Sekilas.co – Otoritas imigrasi Amerika Serikat (AS) menahan lebih dari 300 pekerja Korea Selatan (Korsel) di sebuah pabrik baterai di Georgia pekan lalu, dalam investigasi kriminal terkait pelanggaran visa. Insiden ini memicu reaksi keras dari Korsel dan menimbulkan kekhawatiran soal masa depan investasi asing di AS.
Presiden Korsel, Lee Jae-myung, yang baru saja mengunjungi AS dan bertemu Presiden Donald Trump pada akhir Agustus, menyebut insiden tersebut sebagai “pelanggaran yang tidak adil” dan merasa “sangat bertanggung jawab” untuk melindungi warga negara Korsel.
Sebagai respons, Seoul mengutus Menteri Luar Negeri (Menlu) Cho Hyun ke Washington.

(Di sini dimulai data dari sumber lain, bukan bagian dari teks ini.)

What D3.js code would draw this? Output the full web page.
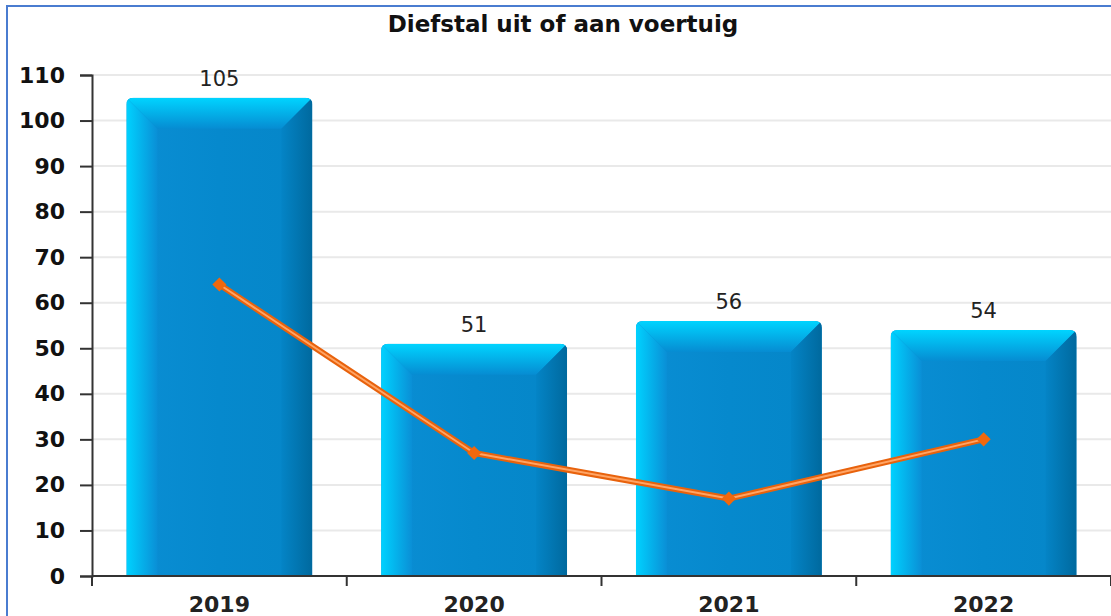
<!DOCTYPE html>
<html lang="nl">
<head>
<meta charset="utf-8">
<title>Diefstal uit of aan voertuig</title>
<script src="https://cdn.jsdelivr.net/npm/d3@7"></script>
<style>
  body { margin: 0; background: #fff; }
  svg { display: block; font-family: "DejaVu Sans", sans-serif; }
</style>
</head>
<body>
<svg id="chart" width="1111" height="616"></svg>
<script>
// data
var years = ["2019", "2020", "2021", "2022"];
var barValues = [105, 51, 56, 54];
var lineValues = [64, 27, 17, 30];
var yTicks = [0, 10, 20, 30, 40, 50, 60, 70, 80, 90, 100, 110];
var title = "Diefstal uit of aan voertuig";

var W = 1111, H = 616;
var mLeft = 92, mRight = 1111, mTop = 75, mBottom = 576;

var svg = d3.select("#chart");

// frame
svg.append("rect").attr("x", 7).attr("y", 6).attr("width", 1200).attr("height", 700)
  .attr("fill", "#fff").attr("stroke", "#4a7cd0").attr("stroke-width", 2);

var x = d3.scaleBand().domain(years).range([mLeft, mRight]).paddingInner(0.27).paddingOuter(0.135);
var y = d3.scaleLinear().domain([0, 110]).range([mBottom, mTop]);

// gradients
var defs = svg.append("defs");
function grad(id, x2, y2, stops) {
  var g = defs.append("linearGradient").attr("id", id)
    .attr("x1", 0).attr("y1", 0).attr("x2", x2).attr("y2", y2);
  stops.forEach(function(s) { g.append("stop").attr("offset", s[0]).attr("stop-color", s[1]); });
}
grad("gLeft", 1, 0, [[0, "#00d2ff"], [1, "#0a8fd6"]]);
grad("gTop", 0, 1, [[0, "#00d4ff"], [1, "#068cd2"]]);
grad("gRight", 1, 0, [[0, "#0484c6"], [1, "#00699e"]]);
grad("gFace", 1, 0, [[0, "#0a8ed4"], [0.5, "#0689cd"], [1, "#0586c8"]]);
grad("gLine", 0, 1, [[0, "#e8620c"], [1, "#e8620c"]]);

// gridlines
svg.append("g").selectAll("line").data(yTicks.slice(1)).join("line")
  .attr("x1", mLeft).attr("x2", mRight)
  .attr("y1", function(d) { return y(d); }).attr("y2", function(d) { return y(d); })
  .attr("stroke", "#e9e9e9").attr("stroke-width", 2);

// title
svg.append("text").attr("x", 563).attr("y", 32).attr("text-anchor", "middle")
  .attr("font-weight", "bold").attr("font-size", 23).attr("fill", "#111").text(title);

// bars with bevel
var bev = 31, r = 7;
var bars = svg.append("g").selectAll("g").data(years).join("g");
bars.each(function(d, i) {
  var g = d3.select(this);
  var x0 = x(d), x1 = x(d) + x.bandwidth(), y0 = y(barValues[i]), y1 = y(0);
  var clipId = "clip" + i;
  defs.append("clipPath").attr("id", clipId).append("path")
    .attr("d", "M" + x0 + "," + y1 + "V" + (y0 + r) + "Q" + x0 + "," + y0 + " " + (x0 + r) + "," + y0 +
      "H" + (x1 - r) + "Q" + x1 + "," + y0 + " " + x1 + "," + (y0 + r) + "V" + y1 + "Z");
  var c = g.append("g").attr("clip-path", "url(#" + clipId + ")");
  c.append("rect").attr("x", x0).attr("y", y0).attr("width", x1 - x0).attr("height", y1 - y0)
    .attr("fill", "url(#gFace)");
  // left bevel
  c.append("path").attr("d", "M" + x0 + "," + y0 + "L" + (x0 + bev) + "," + (y0 + bev) +
      "V" + y1 + "H" + x0 + "Z").attr("fill", "url(#gLeft)");
  // top bevel
  c.append("path").attr("d", "M" + x0 + "," + y0 + "H" + x1 + "L" + (x1 - bev) + "," + (y0 + bev) +
      "H" + (x0 + bev) + "Z").attr("fill", "url(#gTop)");
  // right bevel
  c.append("path").attr("d", "M" + x1 + "," + y0 + "V" + y1 + "H" + (x1 - bev) +
      "V" + (y0 + bev) + "Z").attr("fill", "url(#gRight)");
  // value label
  g.append("text").attr("x", (x0 + x1) / 2).attr("y", y0 - 12).attr("text-anchor", "middle")
    .attr("font-size", 21).attr("fill", "#222").text(barValues[i]);
});

// axes
var yAxis = svg.append("g").attr("transform", "translate(" + mLeft + ",0)")
  .call(d3.axisLeft(y).tickValues(yTicks).tickSize(12).tickPadding(15));
yAxis.selectAll("text").attr("font-size", 22).attr("font-weight", "bold").attr("fill", "#111")
  .attr("font-family", "DejaVu Sans, sans-serif");
yAxis.select(".domain").attr("stroke", "#333").attr("stroke-width", 2);
yAxis.selectAll(".tick line").attr("stroke", "#333").attr("stroke-width", 2);

var step = x.step();
var xTickPos = d3.range(years.length + 1).map(function(k) { return mLeft + k * step; });
var xAxis = svg.append("g");
xAxis.append("line").attr("x1", mLeft).attr("x2", mRight).attr("y1", mBottom).attr("y2", mBottom)
  .attr("stroke", "#333").attr("stroke-width", 2);
xAxis.selectAll("line.tk").data(xTickPos).join("line").attr("class", "tk")
  .attr("x1", function(d) { return d; }).attr("x2", function(d) { return d; })
  .attr("y1", mBottom).attr("y2", mBottom + 10).attr("stroke", "#333").attr("stroke-width", 2);
xAxis.selectAll("text").data(years).join("text")
  .attr("x", function(d) { return x(d) + x.bandwidth() / 2; }).attr("y", 612)
  .attr("text-anchor", "middle").attr("font-size", 22).attr("font-weight", "bold").attr("fill", "#222")
  .text(function(d) { return d; });

// line series
var pts = years.map(function(d, i) { return [x(d) + x.bandwidth() / 2, y(lineValues[i])]; });
var lineGen = d3.line();
svg.append("path").attr("d", lineGen(pts)).attr("fill", "none")
  .attr("stroke", "#e8620c").attr("stroke-width", 6).attr("stroke-linejoin", "round");
svg.append("path").attr("d", lineGen(pts)).attr("fill", "none")
  .attr("stroke", "#ffa464").attr("stroke-width", 2).attr("stroke-linejoin", "round");
svg.append("g").selectAll("path").data(pts).join("path")
  .attr("transform", function(p) { return "translate(" + p[0] + "," + p[1] + ") rotate(45)"; })
  .attr("d", "M-5,-5H5V5H-5Z").attr("fill", "#f0680e");
</script>
</body>
</html>
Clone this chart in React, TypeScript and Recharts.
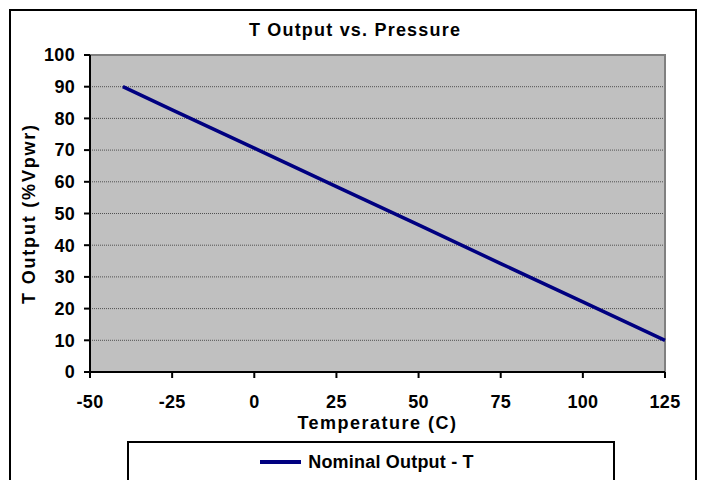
import React from 'react';
import {
  LineChart,
  Line,
  XAxis,
  YAxis,
  CartesianGrid,
  ReferenceArea,
} from 'recharts';

const temperatures = [-40, -25, 0, 25, 50, 75, 100, 125];
const nominalOutput = [90, 82.7, 70.6, 58.5, 46.4, 34.2, 22.1, 10];
const xTicks = [-50, -25, 0, 25, 50, 75, 100, 125];
const yTicks = [0, 10, 20, 30, 40, 50, 60, 70, 80, 90, 100];

const seriesName = 'Nominal Output - T';
const chartTitle = 'T Output vs. Pressure';
const xTitle = 'Temperature (C)';
const yTitle = 'T Output (%Vpwr)';

const data = temperatures.map((t, i) => ({ t, v: nominalOutput[i] }));

const FONT = 'Arial, "Liberation Sans", sans-serif';
const tickStyle = { fontFamily: FONT, fontSize: 18, fontWeight: 700, fill: '#000', letterSpacing: 0.3 };

export default function App() {
  return (
    <div style={{ position: 'absolute', left: 0, top: 0, width: 702, height: 480, background: '#fff', overflow: 'hidden' }}>
      <div
        style={{
          position: 'absolute',
          left: 9,
          top: 9,
          width: 688,
          height: 500,
          border: '2px solid #000',
          boxSizing: 'border-box',
        }}
      />
      <div
        style={{
          position: 'absolute',
          left: 0,
          width: 710,
          top: 20,
          textAlign: 'center',
          fontFamily: FONT,
          fontSize: 18,
          fontWeight: 700,
          letterSpacing: 1.2,
        }}
      >
        {chartTitle}
      </div>
      <div style={{ position: 'absolute', left: 0, top: 0 }}>
        <LineChart width={702} height={480} data={data} margin={{ top: 55, right: 37, bottom: 78, left: 30 }}>
          <CartesianGrid
            vertical={false}
            fill="#C0C0C0"
            stroke="#505050"
            strokeDasharray="1 1"
            horizontalValues={[10, 20, 30, 40, 50, 60, 70, 80, 90]}
          />
          <ReferenceArea x1={-50} x2={125} y1={0} y2={100} fill="none" stroke="#808080" strokeWidth={2} ifOverflow="visible" />
          <XAxis
            dataKey="t"
            type="number"
            domain={[-50, 125]}
            ticks={xTicks}
            interval={0}
            height={30}
            axisLine={{ stroke: '#000', strokeWidth: 2 }}
            tickLine={{ stroke: '#000', strokeWidth: 2 }}
            tickSize={6}
            tickMargin={17}
            tick={tickStyle}
            label={{
              value: xTitle,
              position: 'insideBottom',
              offset: -27,
              style: { fontFamily: FONT, fontSize: 18, fontWeight: 700, fill: '#000', letterSpacing: 1.5 },
            }}
          />
          <YAxis
            type="number"
            domain={[0, 100]}
            ticks={yTicks}
            interval={0}
            width={60}
            axisLine={{ stroke: '#000', strokeWidth: 2 }}
            tickLine={{ stroke: '#000', strokeWidth: 2 }}
            tickSize={6}
            tickMargin={9}
            tick={tickStyle}
            label={{
              value: yTitle,
              angle: -90,
              position: 'insideLeft',
              offset: -1,
              style: { textAnchor: 'middle', fontFamily: FONT, fontSize: 18, fontWeight: 700, fill: '#000', letterSpacing: 1.8 },
            }}
          />
          <Line
            type="linear"
            dataKey="v"
            name={seriesName}
            stroke="#000080"
            strokeWidth={3.5}
            dot={false}
            isAnimationActive={false}
          />
        </LineChart>
      </div>
      <div
        style={{
          position: 'absolute',
          left: 127,
          top: 441,
          width: 488,
          height: 60,
          border: '2px solid #000',
          boxSizing: 'border-box',
          background: '#fff',
          display: 'flex',
          justifyContent: 'center',
          paddingTop: 8,
          fontFamily: FONT,
          fontSize: 18,
          fontWeight: 700,
          letterSpacing: 0.2,
        }}
      >
        <div style={{ display: 'flex', alignItems: 'center', height: 22, marginLeft: -8 }}>
          <div style={{ width: 41, height: 4, background: '#000080', marginRight: 7 }} />
          <span>{seriesName}</span>
        </div>
      </div>
    </div>
  );
}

Pada Rabu (10/9), Cho bertemu dengan Menlu AS Marco Rubio untuk membahas penahanan pekerja tersebut dan mendesak pihak berwenang AS agar mereka dipulangkan dengan cepat tanpa mengalami kendala saat kembali ke AS di masa depan.
Sebuah pesawat carter Korean Air yang disiapkan untuk memulangkan para pekerja tiba di bandara Atlanta pada Rabu. Menurut Yonhap, pesawat berangkat pada Kamis (11/9) membawa 316 warga Korsel.
Pejabat AS menyatakan operasi ini bertujuan menegakkan undang undang imigrasi. Mereka menjelaskan sebagian besar tahanan masuk ke AS dengan visa B-1 atau ESTA, yang tidak memperbolehkan mereka bekerja.
Kepala perbatasan Gedung Putih, Tom Homan, tanpa memberikan komentar spesifik tentang operasi di Georgia, menegaskan akan ada lebih banyak operasi penegakan hukum di tempat kerja.
Hyundai dan LG Energy Solution, pemilik pabrik yang menjadi sasaran, menegaskan para pekerja yang ditahan merupakan teknisi subkontrak untuk tugas sementara. Hyundai berjanji akan mematuhi semua undang-undang dan peraturan imigrasi AS.
Dalam wawancara, Trump menyebut para tahanan sebagai “orang asing ilegal” dan menekankan bahwa AS tetap terbuka untuk investasi asing, asalkan perusahaan mematuhi peraturan imigrasi.
Namun, ketika menjelaskan penundaan satu hari pemulangan tahanan pada Rabu, Rubio menyatakan Trump “mendorong” para pekerja tersebut untuk tetap di AS guna melanjutkan pekerjaan dan melatih pekerja lokal, menurut Yonhap.
Pabrik yang menjadi target merupakan bagian dari proyek Hyundai senilai 12,6 miliar dolar AS di Georgia, yang disebut sebagai “investasi tunggal terbesar dalam sejarah negara bagian itu” dan direncanakan mempekerjakan 8.500 orang.
Penggerebekan ini berpotensi memperlambat pembangunan. LG Energy Solution bahkan menghentikan perjalanan bisnis karyawannya ke AS kecuali untuk keperluan mendesak, menurut sejumlah laporan media.
Para analis memperingatkan penggerebekan ini bisa menahan investor asing untuk berinvestasi di AS, karena proyek manufaktur, termasuk yang dipimpin perusahaan Korsel, membutuhkan lebih banyak pekerja terampil dibandingkan yang diperbolehkan oleh program visa saat ini.
Menteri Keamanan Dalam Negeri AS, Kristi Noem, pada Senin (8/9) menyebut penggerebekan imigrasi di Georgia sebagai “kesempatan besar” untuk memastikan investor asing mematuhi kebijakan imigrasi pemerintahan Trump.
Setelah pertemuan para diplomat pada Rabu, Cho mengatakan kepada wartawan Korsel bahwa kedua pihak sepakat membentuk kelompok kerja untuk menangani masalah visa, termasuk kemungkinan pembuatan kategori visa baru yang mendukung perjalanan bisnis dan operasi perusahaan Korsel di AS.